Australian doctors behind the first trial of the robotic versus non-robotic surgery for prostate cancer have found that both methods produce similar results at three months after the operation, a study published in the Lancet medical journal said on Wednesday.
The discovery was made after 308 men with prostate cancer agreed to partake in the first stage of the two-year trial which was led by two surgeons at the Royal Brisbane and Women’s Hospital.
All men were randomly selected to either receive a robot-assisted surgery or an open surgery along with 12 weeks worth of follow-up care.
Surgery has long been the dominant approach for treatment of localized prostate cancer, with many doctors now recommending robotic surgery to patients as the benefits of technology lead to improved quality of life and oncological outcomes, lead author Professor Robert Frank Gardiner said in a statement.

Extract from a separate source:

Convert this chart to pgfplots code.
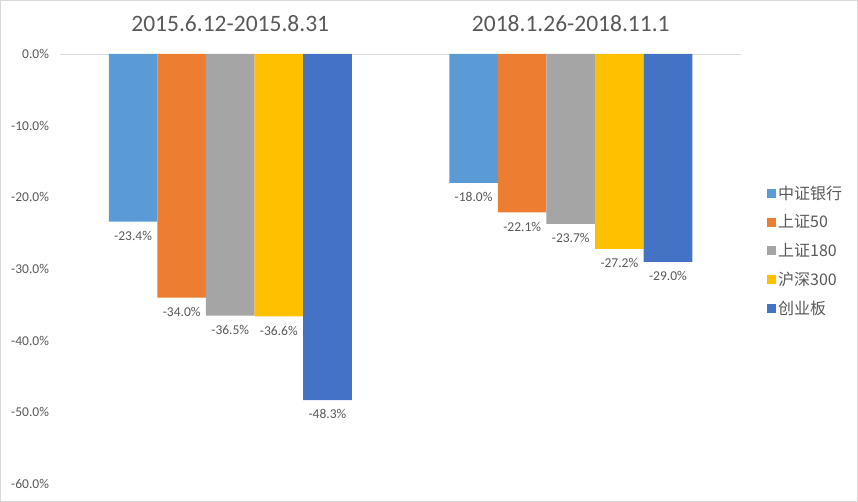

“Our randomized trial, the first of its kind, found no statistical
difference in quality of life outcomes between the two groups at 12 weeks’ follow-up,” Gardiner said.
“Patients are now being followed-up for a total of two years in order to fully assess the longer-term outcomes, including on cancer survival.”
Urinary and sexual function can continue to improve for up to three years after surgery, thus differences in outcomes between the two groups might become apparent.
The robotic-assisted surgery comes with a hefty price tag due to the high magnification 3D camera allowing doctors to see inside a patient’s abdomen through a keyhole incision, though is painless.
Open surgery however sees patients requiring three times more blood for the procedure, an issue due to chronic blood donation shortages.
There are 1 million men diagnosed with prostate cancer worldwide each year, reports AFP, SYDNEY.